Estêvão 21/10/2010A voz da liberdadeNa primeira cena do filme Amistad, Spilberg nos oferece uma brilhante metáfora que representa o quão doloroso significou para os negros se libertarem dos grilhões da escravidão. A cena mostra, com muito realismo, um dos escravos arranca um prego que estava preso a seu pé e ligando-o às algemas.
Mas não é sobre Spilberg ou sobre Amistad que quero falar, é sobre outro artista, dessa vez brasileiro, que também construiu uma obra sobre a escravidão. Falo de Castro Alves, poeta baiano que, pelo trabalho, ficou conhecido com “o poeta dos escravos”. O livro que me refiro chama-se Os escravos. Nesta obra, Castro Alves trabalha a questão da escravidão, se colocando como um porta- voz contra a prática do tráfico e da comercialização dos negros. O poema que sintetiza essa postura combativa de Castro Alves chama-se Navio Negreiro, verdadeiro marco da poesia brasileira, marcada por um lirismo muito forte e por uma voz política ativa.
Dividido em seis partes, nesse poema é trabalhada a temática do tráfico, do sofrimento dos escravos, das péssimas condições de locomoção e, por fim, é feita uma crítica contundente ao Brasil.
As três primeiras partes do poema é totalmente narrativa. Na parte um é descrito todo o cenário marítimo por onde o navio negreiro passa: o mar, o céu, a sensação de prazer que a beleza dos dois propicia aos marinheiros, os sons do mar e outras peculiaridades da vida marinha.

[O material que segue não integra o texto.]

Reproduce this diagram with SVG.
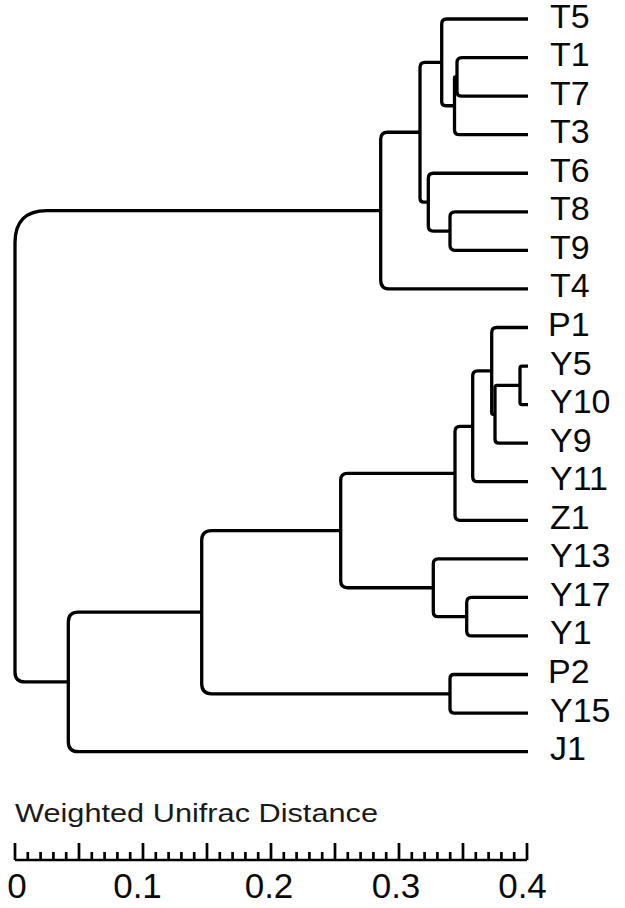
<svg xmlns="http://www.w3.org/2000/svg" width="625" height="908" viewBox="0 0 625 908">
<style>
.br{fill:none;stroke:#000;stroke-width:3.3;stroke-linecap:butt;stroke-linejoin:round}
.lb{font-family:"Liberation Sans",Arial,sans-serif;font-size:34px;fill:#0a0a0a}
.ax{fill:none;stroke:#000;stroke-width:2.7}
.tk{font-family:"Liberation Sans",Arial,sans-serif;font-size:35px;fill:#0a0a0a;text-anchor:middle}
.tt{font-family:"Liberation Sans",Arial,sans-serif;font-size:26px;fill:#1a1a1a}
</style>
<rect width="625" height="908" fill="#fff"/>
<g id="connectors">
<path class="br" d="M380.7,210.6 H47 Q15,210.6 15,242.6 V671.9 Q15,681.9 25,681.9 H68.3"/>
<path class="br" d="M420,132.27 H387.7 Q380.7,132.27 380.7,139.27 V279.92 Q380.7,288.92 389.7,288.92 H528"/>
<path class="br" d="M441.7,62.38 H425 Q420,62.38 420,67.38 V198.16 Q420,202.16 424,202.16 H428.3"/>
<path class="br" d="M528,19 H446.7 Q441.7,19 441.7,24 V101.76 Q441.7,105.76 445.7,105.76 H454.5"/>
<path class="br" d="M457,76.84 H455.5 Q454.5,76.84 454.5,77.84 V129.68 Q454.5,134.68 459.5,134.68 H528"/>
<path class="br" d="M528,57.56 H462 Q457,57.56 457,62.56 V92.12 Q457,96.12 461,96.12 H528"/>
<path class="br" d="M528,173.24 H433.3 Q428.3,173.24 428.3,178.24 V226.08 Q428.3,231.08 433.3,231.08 H450"/>
<path class="br" d="M528,211.8 H455 Q450,211.8 450,216.8 V245.36 Q450,250.36 455,250.36 H528"/>
<path class="br" d="M201.7,612.17 H78.3 Q68.3,612.17 68.3,622.17 V741.64 Q68.3,751.64 78.3,751.64 H528"/>
<path class="br" d="M340.7,530.53 H211.7 Q201.7,530.53 201.7,540.53 V683.8 Q201.7,693.8 211.7,693.8 H450"/>
<path class="br" d="M455,473.29 H347.7 Q340.7,473.29 340.7,480.29 V580.76 Q340.7,587.76 347.7,587.76 H433.3"/>
<path class="br" d="M472.7,426.29 H460 Q455,426.29 455,431.29 V515.28 Q455,520.28 460,520.28 H528"/>
<path class="br" d="M491.7,370.86 H477.7 Q472.7,370.86 472.7,375.86 V476.72 Q472.7,481.72 477.7,481.72 H528"/>
<path class="br" d="M528,327.48 H496.7 Q491.7,327.48 491.7,332.48 V412.74 Q491.7,414.24 493.2,414.24 H495"/>
<path class="br" d="M520,385.32 H497 Q495,385.32 495,387.32 V439.16 Q495,443.16 499,443.16 H528"/>
<path class="br" d="M528,366.04 H522 Q520,366.04 520,368.04 V402.6 Q520,404.6 522,404.6 H528"/>
<path class="br" d="M528,558.84 H438.3 Q433.3,558.84 433.3,563.84 V611.68 Q433.3,616.68 438.3,616.68 H466.7"/>
<path class="br" d="M528,597.4 H471.7 Q466.7,597.4 466.7,602.4 V630.96 Q466.7,635.96 471.7,635.96 H528"/>
<path class="br" d="M528,674.52 H454 Q450,674.52 450,678.52 V709.08 Q450,713.08 454,713.08 H528"/>
</g>
<g id="leaf-T5"><text class="lb" x="550" y="27.5">T5</text></g>
<g id="leaf-T1"><text class="lb" x="550" y="66.06">T1</text></g>
<g id="leaf-T7"><text class="lb" x="550" y="104.62">T7</text></g>
<g id="leaf-T3"><text class="lb" x="550" y="143.18">T3</text></g>
<g id="leaf-T6"><text class="lb" x="550" y="181.74">T6</text></g>
<g id="leaf-T8"><text class="lb" x="550" y="220.3">T8</text></g>
<g id="leaf-T9"><text class="lb" x="550" y="258.86">T9</text></g>
<g id="leaf-T4"><text class="lb" x="550" y="297.42">T4</text></g>
<g id="leaf-P1"><text class="lb" x="548" y="335.98">P1</text></g>
<g id="leaf-Y5"><text class="lb" x="550" y="374.54">Y5</text></g>
<g id="leaf-Y10"><text class="lb" x="550" y="413.1">Y10</text></g>
<g id="leaf-Y9"><text class="lb" x="550" y="451.66">Y9</text></g>
<g id="leaf-Y11"><text class="lb" x="550" y="490.22">Y11</text></g>
<g id="leaf-Z1"><text class="lb" x="550" y="528.78">Z1</text></g>
<g id="leaf-Y13"><text class="lb" x="550" y="567.34">Y13</text></g>
<g id="leaf-Y17"><text class="lb" x="550" y="605.9">Y17</text></g>
<g id="leaf-Y1"><text class="lb" x="550" y="644.46">Y1</text></g>
<g id="leaf-P2"><text class="lb" x="548" y="683.02">P2</text></g>
<g id="leaf-Y15"><text class="lb" x="550" y="721.58">Y15</text></g>
<g id="leaf-J1"><text class="lb" x="550" y="760.14">J1</text></g>
<g id="scale-axis">
<text class="tt" x="15" y="822" textLength="363" lengthAdjust="spacingAndGlyphs">Weighted Unifrac Distance</text>
<path class="ax" d="M15,860 H527"/>
<path class="ax" d="M15,843V860 M27.8,852V860 M40.6,852V860 M53.4,852V860 M66.2,852V860 M79,843V860 M91.8,852V860 M104.6,852V860 M117.4,852V860 M130.2,852V860 M143,843V860 M155.8,852V860 M168.6,852V860 M181.4,852V860 M194.2,852V860 M207,843V860 M219.8,852V860 M232.6,852V860 M245.4,852V860 M258.2,852V860 M271,843V860 M283.8,852V860 M296.6,852V860 M309.4,852V860 M322.2,852V860 M335,843V860 M347.8,852V860 M360.6,852V860 M373.4,852V860 M386.2,852V860 M399,843V860 M411.8,852V860 M424.6,852V860 M437.4,852V860 M450.2,852V860 M463,843V860 M475.8,852V860 M488.6,852V860 M501.4,852V860 M514.2,852V860 M527,843V860"/>
<text class="tk" x="17" y="898">0</text>
<text class="tk" x="137.5" y="898">0.1</text>
<text class="tk" x="269" y="898">0.2</text>
<text class="tk" x="396" y="898">0.3</text>
<text class="tk" x="522.5" y="898">0.4</text>
</g>
</svg>
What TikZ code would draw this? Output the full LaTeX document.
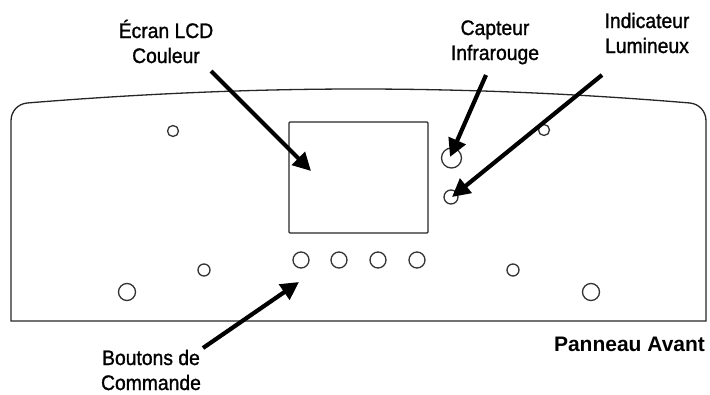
\documentclass[tikz,border=0pt]{standalone}
\usepackage{fontspec}
\setmainfont{Liberation Sans}
\newfontfamily\labelfont[FakeStretch=0.92,FakeBold=1.2]{Liberation Sans}
\usetikzlibrary{arrows.meta}
\tikzset{
  panel/.style={draw=black!85,line width=1.3pt},
  hole/.style={circle,draw=black!80,line width=1.3pt,inner sep=0pt,minimum size=#1,fill=none},
  callout/.style={font=\labelfont\fontsize{21}{25}\selectfont,align=center,inner sep=0pt,text=black,anchor=base},
  pointer/.style={line width=4.2pt,-{Triangle[length=18pt,width=18pt]},black},
}
\begin{document}
\begin{tikzpicture}[x=1pt,y=-1pt]
\useasboundingbox (0,0) rectangle (710,394);
% panel
\draw[panel] (11,321) -- (11,121) .. controls (11,111) and (18,104) .. (27,103)
  .. controls (150,93) and (260,89) .. (358,89)
  .. controls (460,89) and (570,93) .. (690,103)
  .. controls (699,104) and (706,111) .. (706,121) -- (706,321) -- cycle;
\node[panel,draw,rectangle,rounded corners=1pt,minimum width=139pt,minimum height=111pt,inner sep=0pt] (screen) at (358.5,177.5) {};
\node[hole=11pt] (h1) at (173,131) {};
\node[hole=11pt] (h2) at (544,130) {};
\node[hole=20pt] (ir) at (451.5,158) {};
\node[hole=14pt] (led) at (451,197) {};
\node[hole=16pt] (b1) at (301,260) {};
\node[hole=16pt] (b2) at (339,260) {};
\node[hole=16pt] (b3) at (378,260) {};
\node[hole=16pt] (b4) at (417,260) {};
\node[hole=12pt] (h3) at (204,270) {};
\node[hole=12pt] (h4) at (513,270) {};
\node[hole=17pt] (h5) at (127,292) {};
\node[hole=17pt] (h6) at (591,292) {};
% labels
\node[callout] (lcd) at (166,63) {Écran LCD\\Couleur};
\node[callout] (capteur) at (495,60) {Capteur\\Infrarouge};
\node[callout] (indic) at (647,53) {Indicateur\\Lumineux};
\node[callout] (boutons) at (151,390) {Boutons de\\Commande};
\node[font=\bfseries\fontsize{21}{24}\selectfont,inner sep=0pt,anchor=base] (title) at (629.5,351) {Panneau Avant};
% arrow ends
\coordinate (a1) at (211,71); \coordinate (a2) at (311,171);
\coordinate (c1) at (486,75); \coordinate (c2) at (450,157);
\coordinate (i1) at (602,75); \coordinate (i2) at (452,197);
\coordinate (o1) at (203,348); \coordinate (o2) at (299,282);
\draw[pointer] (a1) -- (a2);
\draw[pointer] (c1) -- (c2);
\draw[pointer] (i1) -- (i2);
\draw[pointer] (o1) -- (o2);
\end{tikzpicture}
\end{document}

Na sequência são cantados os grandes marinheiros, os navegantes de outras épocas. Essas duas primeiras partes apresentam uma visão mais bela do que era um navio negreiro. A linguagem do poema se aproxima do zoom cinematográfico. É como se o eu lírico observasse as partes do navio pouco a pouco, observando de imediato o belo para depois conhecer o que se passa nele, para isso ele sobrevoa o cenário com as asas do albatroz, uma ave que habita o oceano.
Na terceira parte do poema, de apenas uma estrofe, é registrado o impacto do eu lírico com as condições em que estavam submetidos. Nessa passagem a sensação de zoom é nítida quando ele solicita ao albatroz que desça até onde o olhar humano não vai. Ou seja, o poeta vasculha as partes mais recônditas do navio e sente o impacto descrito.

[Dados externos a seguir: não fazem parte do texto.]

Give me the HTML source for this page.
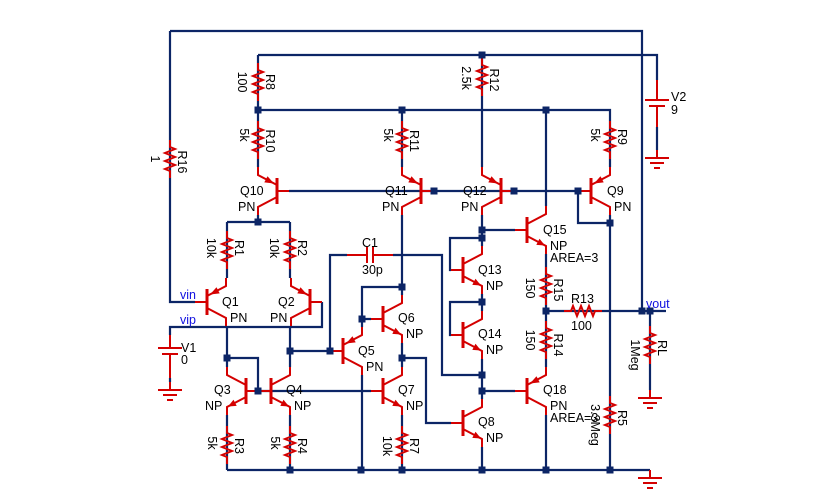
<!DOCTYPE html>
<html><head><meta charset="utf-8"><style>
html,body{margin:0;padding:0;background:#fff;}
svg{display:block;}
text{font-family:"Liberation Sans",Arial,sans-serif;font-size:12.5px;fill:#000;}
.b{fill:#1010e0;}
</style></head><body>
<svg width="833" height="500" viewBox="0 0 833 500" xmlns="http://www.w3.org/2000/svg">
<defs>
<g id="res"><path d="M0,-19 V-12 L5,-10 L-5,-6 L5,-2 L-5,2 L5,6 L-5,10 L0,12 V19" fill="none" stroke="#d40000" stroke-width="2"/></g>
<g id="npn" stroke="#d40000" stroke-width="2" fill="none">
<path d="M-12,0 H0 M0,-6 L19,-16 V-24 M0,6 L19,16 V24"/>
<path d="M0,-13 V13" stroke-width="3"/>
<polygon points="18,15.5 9.3,14.9 12.5,8.7" fill="#d40000" stroke="none"/>
</g>
<g id="pnp" stroke="#d40000" stroke-width="2" fill="none">
<path d="M-12,0 H0 M0,-6 L19,-16 V-24 M0,6 L19,16 V24"/>
<path d="M0,-13 V13" stroke-width="3"/>
<polygon points="3,-7.5 12.7,-8.6 9.5,-14.8" fill="#d40000" stroke="none"/>
</g>
<g id="gnd" stroke="#d40000" stroke-width="2"><path d="M0,0 V8 M-12,8 H12 M-7,13 H7 M-3,18 H3"/></g>
<rect id="j" x="-3.5" y="-3.5" width="7" height="7" fill="#0c2566"/>
</defs>

<g fill="none" stroke="#0c2566" stroke-width="2.2">
<path d="M170,31 H642 V311"/>
<path d="M170,31 V302 H195"/>
<path d="M258,55 H657 V80"/>
<path d="M258,55 V167"/>
<path d="M258,110 H610 V167"/>
<path d="M402,110 V167"/>
<path d="M482,55 V167"/>
<path d="M546,110 V206"/>
<path d="M289,191 H579"/>
<path d="M578,191 V223 H610"/>
<path d="M610,215 V470"/>
<path d="M258,215 V222 M227,222 H290 M227,222 V278 M290,222 V278"/>
<path d="M227,326 V367 M227,358 H258 V391"/>
<path d="M290,326 V367 M290,351 H331"/>
<path d="M322,302 V327 H170 V335"/>
<path d="M258,391 H371"/>
<path d="M227,415 V470 M290,415 V470 M402,415 V470"/>
<path d="M227,470 H650"/>
<path d="M362,327 V287 H402 M362,319 H371"/>
<path d="M362,375 V470"/>
<path d="M402,215 V295"/>
<path d="M402,343 V367 M402,358 H426 V423 H451"/>
<path d="M330,351 V255 H347 M393,255 H442 V375 H482"/>
<path d="M482,215 V246 M482,230 H515 M482,238 H450 V270 H451"/>
<path d="M482,294 V311 M482,302 H450 V335 H451"/>
<path d="M482,359 V399 M482,391 H515"/>
<path d="M482,447 V470"/>
<path d="M546,254 V367"/>
<path d="M546,311 H666"/>
<path d="M546,415 V470"/>
<path d="M650,311 V390"/>
<path d="M657,127 V150"/>
<path d="M170,378 V382"/>
</g>

<!-- resistors -->
<use href="#res" x="170" y="159"/>
<use href="#res" x="258" y="82"/>
<use href="#res" x="258" y="140"/>
<use href="#res" x="402" y="140"/>
<use href="#res" x="482" y="77"/>
<use href="#res" x="610" y="140"/>
<use href="#res" x="227" y="250"/>
<use href="#res" x="290" y="250"/>
<use href="#res" x="227" y="445"/>
<use href="#res" x="290" y="445"/>
<use href="#res" x="402" y="445"/>
<use href="#res" x="546" y="286"/>
<use href="#res" x="546" y="340"/>
<use href="#res" x="610" y="415"/>
<use href="#res" x="650" y="345"/>
<g transform="translate(583,311) rotate(-90)"><use href="#res"/></g>

<!-- transistors -->
<g transform="translate(277,191) scale(-1,1)"><use href="#pnp"/></g>
<g transform="translate(421,191) scale(-1,1)"><use href="#pnp"/></g>
<g transform="translate(501,191) scale(-1,1)"><use href="#pnp"/></g>
<use href="#pnp" x="591" y="191"/>
<use href="#npn" x="527" y="230"/>
<use href="#npn" x="463" y="270"/>
<use href="#npn" x="463" y="335"/>
<use href="#pnp" x="527" y="391"/>
<use href="#npn" x="463" y="423"/>
<use href="#pnp" x="207" y="302"/>
<g transform="translate(310,302) scale(-1,1)"><use href="#pnp"/></g>
<g transform="translate(246,391) scale(-1,1)"><use href="#npn"/></g>
<use href="#npn" x="271" y="391"/>
<use href="#pnp" x="343" y="351"/>
<use href="#npn" x="383" y="319"/>
<use href="#npn" x="383" y="391"/>

<!-- sources, cap -->
<g stroke="#d40000" stroke-width="2" fill="none">
<path d="M657,80 V100 M645,100 H669 M649,106 H665 M657,106 V127"/>
<path d="M170,335 V348 M158,348 H182 M162,354 H178 M170,354 V378"/>
<path d="M347,255 H367 M367,247 V263 M373,247 V263 M373,255 H393"/>
</g>
<use href="#gnd" x="657" y="150"/>
<use href="#gnd" x="170" y="382"/>
<use href="#gnd" x="650" y="390"/>
<use href="#gnd" x="650" y="470"/>

<!-- junctions -->
<use href="#j" x="482" y="55"/>
<use href="#j" x="258" y="110"/><use href="#j" x="402" y="110"/><use href="#j" x="546" y="110"/>
<use href="#j" x="434" y="191"/><use href="#j" x="514" y="191"/><use href="#j" x="578" y="191"/>
<use href="#j" x="610" y="223"/><use href="#j" x="258" y="222"/>
<use href="#j" x="482" y="230"/><use href="#j" x="482" y="238"/>
<use href="#j" x="402" y="287"/><use href="#j" x="482" y="302"/>
<use href="#j" x="546" y="311"/><use href="#j" x="642" y="311"/><use href="#j" x="650" y="311"/>
<use href="#j" x="362" y="319"/><use href="#j" x="330" y="351"/><use href="#j" x="290" y="351"/>
<use href="#j" x="227" y="358"/><use href="#j" x="402" y="358"/>
<use href="#j" x="482" y="375"/><use href="#j" x="482" y="391"/><use href="#j" x="258" y="391"/>
<use href="#j" x="290" y="470"/><use href="#j" x="361" y="470"/><use href="#j" x="402" y="470"/>
<use href="#j" x="482" y="470"/><use href="#j" x="546" y="470"/><use href="#j" x="610" y="470"/>

<!-- transistor labels -->
<text x="240" y="195">Q10</text><text x="238" y="211">PN</text>
<text x="385" y="195">Q11</text><text x="382" y="211">PN</text>
<text x="463" y="195">Q12</text><text x="461" y="211">PN</text>
<text x="607" y="195">Q9</text><text x="614" y="211">PN</text>
<text x="543" y="234">Q15</text><text x="550" y="250">NP</text><text x="550" y="262">AREA=3</text>
<text x="478" y="274">Q13</text><text x="486" y="290">NP</text>
<text x="478" y="338">Q14</text><text x="486" y="354">NP</text>
<text x="543" y="394">Q18</text><text x="550" y="410">PN</text><text x="550" y="422">AREA=3</text>
<text x="478" y="426">Q8</text><text x="486" y="442">NP</text>
<text x="222" y="306">Q1</text><text x="230" y="322">PN</text>
<text x="278" y="306">Q2</text><text x="270" y="322">PN</text>
<text x="214" y="394">Q3</text><text x="205" y="410">NP</text>
<text x="286" y="394">Q4</text><text x="294" y="410">NP</text>
<text x="358" y="355">Q5</text><text x="366" y="371">PN</text>
<text x="398" y="322">Q6</text><text x="406" y="338">NP</text>
<text x="398" y="394">Q7</text><text x="406" y="410">NP</text>

<text x="362" y="247">C1</text><text x="362" y="274">30p</text>
<text x="571" y="303">R13</text><text x="571" y="330">100</text>
<text x="671" y="101">V2</text><text x="671" y="114">9</text>
<text x="181" y="352">V1</text><text x="181" y="364">0</text>
<text class="b" x="180" y="299">vin</text>
<text class="b" x="180" y="324">vip</text>
<text class="b" x="646" y="308">vout</text>

<!-- rotated resistor labels -->
<g text-anchor="middle">
<text transform="translate(178,162) rotate(90)">R16</text><text transform="translate(151,159) rotate(90)">1</text>
<text transform="translate(266,82) rotate(90)">R8</text><text transform="translate(238,82) rotate(90)">100</text>
<text transform="translate(266,141) rotate(90)">R10</text><text transform="translate(240,135) rotate(90)">5k</text>
<text transform="translate(410,141) rotate(90)">R11</text><text transform="translate(384,135) rotate(90)">5k</text>
<text transform="translate(490,80) rotate(90)">R12</text><text transform="translate(462,78) rotate(90)">2.5k</text>
<text transform="translate(618,137) rotate(90)">R9</text><text transform="translate(591,135) rotate(90)">5k</text>
<text transform="translate(235,248) rotate(90)">R1</text><text transform="translate(207,248) rotate(90)">10k</text>
<text transform="translate(298,248) rotate(90)">R2</text><text transform="translate(270,248) rotate(90)">10k</text>
<text transform="translate(235,446) rotate(90)">R3</text><text transform="translate(208,443) rotate(90)">5k</text>
<text transform="translate(298,446) rotate(90)">R4</text><text transform="translate(271,443) rotate(90)">5k</text>
<text transform="translate(410,446) rotate(90)">R7</text><text transform="translate(383,446) rotate(90)">10k</text>
<text transform="translate(554,290) rotate(90)">R15</text><text transform="translate(526,288) rotate(90)">150</text>
<text transform="translate(554,345) rotate(90)">R14</text><text transform="translate(526,340) rotate(90)">150</text>
<text transform="translate(618,418) rotate(90)">R5</text><text transform="translate(591,425) rotate(90)">3.3Meg</text>
<text transform="translate(658,348) rotate(90)">RL</text><text transform="translate(631,355) rotate(90)">1Meg</text>
</g>
</svg>
</body></html>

A narrativa é retomada, dessa vez descrevendo com uma língua crua, os porões do navio, as pessoas que o habitam e o quadro “de amarguras” que é encontrado. É a partir da quarta parte que emerge das linhas do poema o tom crítico e de protesto de Castro Alves. Percebe-se que o autor busca contrapor duas realidades: a dos marinheiros que se davam o luxo de desfrutar a beleza do mar, e a dos escravos que sofriam.
E é por meio de uma evocação aos céus que toda essa absurda violência e maus tratos são questionados pelo autor. Mais uma vez cenas fortes são descritas, como a da mistura da água com o sangue derramado. Nessa quinta parte é, também, comparada o modo de vida rudimentar e até certo ponto sofrido que viviam os negros capturados, com o ambiente a que foram conduzidos.
Porém, é na sexta parte que a voz política de Castro Alves surge, criticando o país por se submeter e permitir tal atrocidade. A ironia chega ao extremo quando versos da hino são apontados indiretamente, questionando as promessas feitas àqueles que moram e que chegam ao país. Por fim, assume uma postura radical afirmando que de nada adiantou o conflito pela independência se o país se permite tal postura.
As ideias e os versos do poeta são contundentes, emerge-se uma verdadeira voz à liberdade não só dos escravos, mas de todo o povo brasileiro que, por se permitir a prática da escravidão, continua, ainda, escravos dos mesmos povos que lhes conquistaram.